Brian Tompsett - 汤莱恩
  • 5,753
  • 72
  • 57
  • 129
Boram Lim
  • 313
  • 3
  • 15
  • What's the output you desire? Two new data.frames with the rows for which the ID exists in the other? It would help to have a [reproducible example](http://stackoverflow.com/questions/5963269/how-to-make-a-great-r-reproducible-example) with sample input and desired output. – MrFlick Apr 19 '15 at 02:02
  • I edited. can you figure out? – Boram Lim Apr 19 '15 at 02:09

2 Answers2

0

You can just use basic subsetting like

subset(df1, CustomerId %in% df2$CustomerId)
subset(df2, CustomerId %in% df1$CustomerId)

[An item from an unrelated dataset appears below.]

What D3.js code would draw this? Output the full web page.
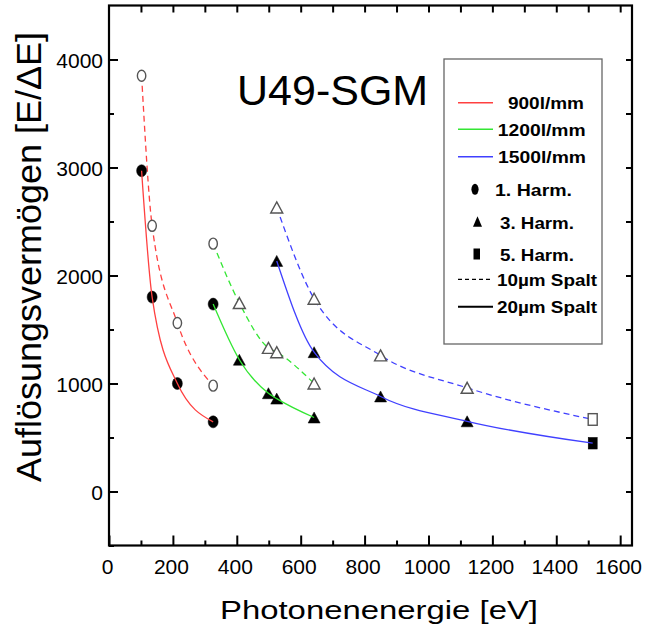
<!DOCTYPE html>
<html><head><meta charset="utf-8">
<script src="https://cdn.jsdelivr.net/npm/d3@7"></script>
<style>
html,body{margin:0;padding:0;background:#fff;}
text{font-family:"Liberation Sans",Arial,sans-serif;}
</style></head>
<body>
<svg id="chart" width="647" height="634"></svg>
<script>
// ---- data ----
const xTickLabels = ["0","200","400","600","800","1000","1200","1400","1600"];
const yTickLabels = ["0","1000","2000","3000","4000"];

// 900 l/mm grating (1st harmonic)
const e900 = [102, 135, 214, 326];
const r900_10 = [3850, 2460, 1560, 980];
const r900_20 = [2970, 1800, 1000, 645];
const h900 = [1, 1, 1, 1];

// 1200 l/mm grating
const e1200 = [326, 408, 499, 525, 642];
const r1200_10 = [2295, 1745, 1330, 1290, 1000];
const r1200_20 = [1735, 1220, 910, 860, 685];
const h1200 = [1, 3, 3, 3, 3];

// 1500 l/mm grating
const e1500 = [525, 642, 850, 1121, 1514];
const r1500_10 = [2630, 1785, 1260, 960, 667];
const r1500_20 = [2135, 1290, 880, 650, 447];
const h1500 = [3, 3, 3, 3, 5];

const gratingNames = ["900l/mm", "1200l/mm", "1500l/mm"];
const gratingColors = ["#ff4040", "#33e633", "#4040ff"];
const harmNames = ["1. Harm.", "3. Harm.", "5. Harm."];
const slitNames = ["10µm Spalt", "20µm Spalt"];

// ---- chart ----
const svg = d3.select("#chart");
const x = d3.scaleLinear().domain([0, 1637]).range([109, 632]);
const y = d3.scaleLinear().domain([-500, 4500]).range([545.5, 5.5]);

const groups = [
  {e: e900, r10: r900_10, r20: r900_20, h: h900, c: gratingColors[0]},
  {e: e1200, r10: r1200_10, r20: r1200_20, h: h1200, c: gratingColors[1]},
  {e: e1500, r10: r1500_10, r20: r1500_20, h: h1500, c: gratingColors[2]}
];

const line = d3.line().x(d => x(d[0])).y(d => y(d[1])).curve(d3.curveMonotoneX);

function marker(sel, harm, cx, cy, filled, s) {
  s = s || 1;
  const fill = filled ? "#000" : "#fff";
  const stroke = filled ? "#000" : "#555";
  const sw = filled ? 0.5 : 1.4;
  if (harm === 1) {
    sel.append("ellipse").attr("cx", cx).attr("cy", cy)
      .attr("rx", (filled ? 5 : 4.2) * s).attr("ry", (filled ? 6 : 5.5) * s)
      .attr("fill", fill).attr("stroke", stroke).attr("stroke-width", sw);
  } else if (harm === 3) {
    const w = 6 * s, h = 5.5 * s;
    sel.append("path")
      .attr("d", `M${cx},${cy - h}L${cx + w},${cy + h}L${cx - w},${cy + h}Z`)
      .attr("fill", fill).attr("stroke", stroke).attr("stroke-width", sw);
  } else {
    const w = 4.5 * s, h = 5.8 * s;
    sel.append("rect").attr("x", cx - w).attr("y", cy - h)
      .attr("width", 2 * w).attr("height", 2 * h)
      .attr("fill", fill).attr("stroke", stroke).attr("stroke-width", sw);
  }
}

const plot = svg.append("g");

// dashed lines (10 µm)
groups.forEach(g => {
  plot.append("path").datum(g.e.map((e, i) => [e, g.r10[i]]))
    .attr("d", line).attr("fill", "none").attr("stroke", g.c)
    .attr("stroke-width", 1.3).attr("stroke-dasharray", "6,4");
});
// open markers
groups.forEach(g => {
  g.e.forEach((e, i) => marker(plot, g.h[i], x(e), y(g.r10[i]), false));
});
// filled markers
groups.forEach(g => {
  g.e.forEach((e, i) => marker(plot, g.h[i], x(e), y(g.r20[i]), true));
});
// solid lines (20 µm)
groups.forEach(g => {
  plot.append("path").datum(g.e.map((e, i) => [e, g.r20[i]]))
    .attr("d", line).attr("fill", "none").attr("stroke", g.c)
    .attr("stroke-width", 1.3);
});

// ---- axes ----
const axisG = svg.append("g");
const xMajor = xTickLabels.map(Number);
const xMinor = d3.range(100, 1600, 200);
const yMajor = yTickLabels.map(Number);

const bottom = axisG.append("g").attr("transform", `translate(0,${y(-500)})`)
  .call(d3.axisBottom(x).tickValues(xMajor).tickFormat((d, i) => xTickLabels[i])
    .tickSizeInner(-10).tickSizeOuter(0).tickPadding(14));
bottom.selectAll(".tick text").attr("font-size", 21).attr("fill", "#000")
  .attr("font-family", "Liberation Sans, Arial, sans-serif").attr("dx", -2);
axisG.append("g").attr("transform", `translate(0,${y(-500)})`)
  .call(d3.axisBottom(x).tickValues(xMinor).tickFormat("").tickSizeInner(-5).tickSizeOuter(0));

const left = axisG.append("g").attr("transform", `translate(${x(0)},0)`)
  .call(d3.axisLeft(y).tickValues(yMajor).tickFormat((d, i) => yTickLabels[i])
    .tickSizeInner(-9).tickSizeOuter(0).tickPadding(6));
left.selectAll(".tick text").attr("font-size", 21).attr("fill", "#000")
  .attr("font-family", "Liberation Sans, Arial, sans-serif").attr("dy", "0.36em");
axisG.append("g").attr("transform", `translate(${x(0)},0)`)
  .call(d3.axisLeft(y).tickValues(d3.range(-500, 4500, 1000)).tickFormat("").tickSizeInner(-5).tickSizeOuter(0));

axisG.append("g").attr("transform", `translate(0,${y(4500)})`)
  .call(d3.axisTop(x).tickValues(d3.range(100, 1601, 100)).tickFormat("").tickSizeInner(-7).tickSizeOuter(0));
axisG.append("g").attr("transform", `translate(${x(1637)},0)`)
  .call(d3.axisRight(y).tickValues(d3.range(0, 4001, 500)).tickFormat("").tickSizeInner(-6).tickSizeOuter(0));

axisG.selectAll(".domain").remove();
axisG.selectAll(".tick line").attr("stroke", "#000").attr("stroke-width", 2);

// frame
svg.append("rect").attr("x", x(0)).attr("y", y(4500))
  .attr("width", x(1637) - x(0)).attr("height", y(-500) - y(4500))
  .attr("fill", "none").attr("stroke", "#000").attr("stroke-width", 2.2);

// axis titles
svg.append("text").attr("x", 379).attr("y", 619).attr("text-anchor", "middle")
  .attr("font-size", 26.5).attr("textLength", 318).attr("lengthAdjust", "spacingAndGlyphs")
  .text("Photonenenergie [eV]");
svg.append("text").attr("transform", "translate(41,257) rotate(-90)")
  .attr("text-anchor", "middle").attr("font-size", 35)
  .attr("textLength", 450).attr("lengthAdjust", "spacingAndGlyphs")
  .text("Auflösungsvermögen [E/ΔE]");

// title
svg.append("text").attr("x", 237).attr("y", 105).attr("font-size", 43)
  .text("U49-SGM");

// ---- legend ----
const lg = svg.append("g");
lg.append("rect").attr("x", 444).attr("y", 59).attr("width", 158).attr("height", 285)
  .attr("fill", "#fff").attr("stroke", "#666").attr("stroke-width", 1.3);

function ltext(t, tx, ty, len) {
  lg.append("text").attr("x", tx).attr("y", ty).attr("font-size", 16.5)
    .attr("font-weight", "bold").attr("textLength", len)
    .attr("lengthAdjust", "spacingAndGlyphs").text(t);
}
const gY = [102.7, 129.3, 156.7];
const gTx = [508, 497.7, 498];
const gLen = [76, 88, 88];
gratingNames.forEach((n, i) => {
  lg.append("line").attr("x1", 458).attr("x2", 493).attr("y1", gY[i]).attr("y2", gY[i])
    .attr("stroke", gratingColors[i]).attr("stroke-width", 1.5);
  ltext(n, gTx[i], gY[i] + 6.3, gLen[i]);
});
const hY = [189.3, 221.7, 254];
const hTx = [495, 500, 500];
const hLen = [77, 74, 74];
const hKind = [1, 3, 5];
harmNames.forEach((n, i) => {
  if (hKind[i] === 1) {
    lg.append("ellipse").attr("cx", 475).attr("cy", hY[i]).attr("rx", 3.6).attr("ry", 5.5).attr("fill", "#000");
  } else if (hKind[i] === 3) {
    lg.append("path").attr("d", `M477.5,${hY[i] - 5.5}L482,${hY[i] + 5}L473,${hY[i] + 5}Z`).attr("fill", "#000");
  } else {
    lg.append("rect").attr("x", 473.5).attr("y", hY[i] - 5.5).attr("width", 6.5).attr("height", 11).attr("fill", "#000");
  }
  ltext(n, hTx[i], hY[i] + 7, hLen[i]);
});
const sY = [279.3, 306.7];
slitNames.forEach((n, i) => {
  lg.append("line").attr("x1", 458).attr("x2", 493).attr("y1", sY[i]).attr("y2", sY[i])
    .attr("stroke", "#000").attr("stroke-width", i === 0 ? 1.3 : 2)
    .attr("stroke-dasharray", i === 0 ? "4,3" : null);
  ltext(n, 497, sY[i] + 6.5, 100);
});
</script>
</body></html>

of if you use dplyr this is called a semi_join

library(dplyr)
semi_join(df1, df2)
semi_join(df2, df1)
MrFlick
  • 195,160
  • 17
  • 277
  • 295
0

merge() would be one of the easiest solutions. This is inner join equivalent and check other arguments if outer join is in need.

merge(df1, df2, by="CustomerId")[,1:2]
  CustomerId Product
1          2 Toaster
2          4   Radio

merge(df2, df1, by="CustomerId")[,1:2]
  CustomerId   State
1          2 Alabama
2          4 Alabama
Jaehyeon Kim
  • 1,328
  • 11
  • 16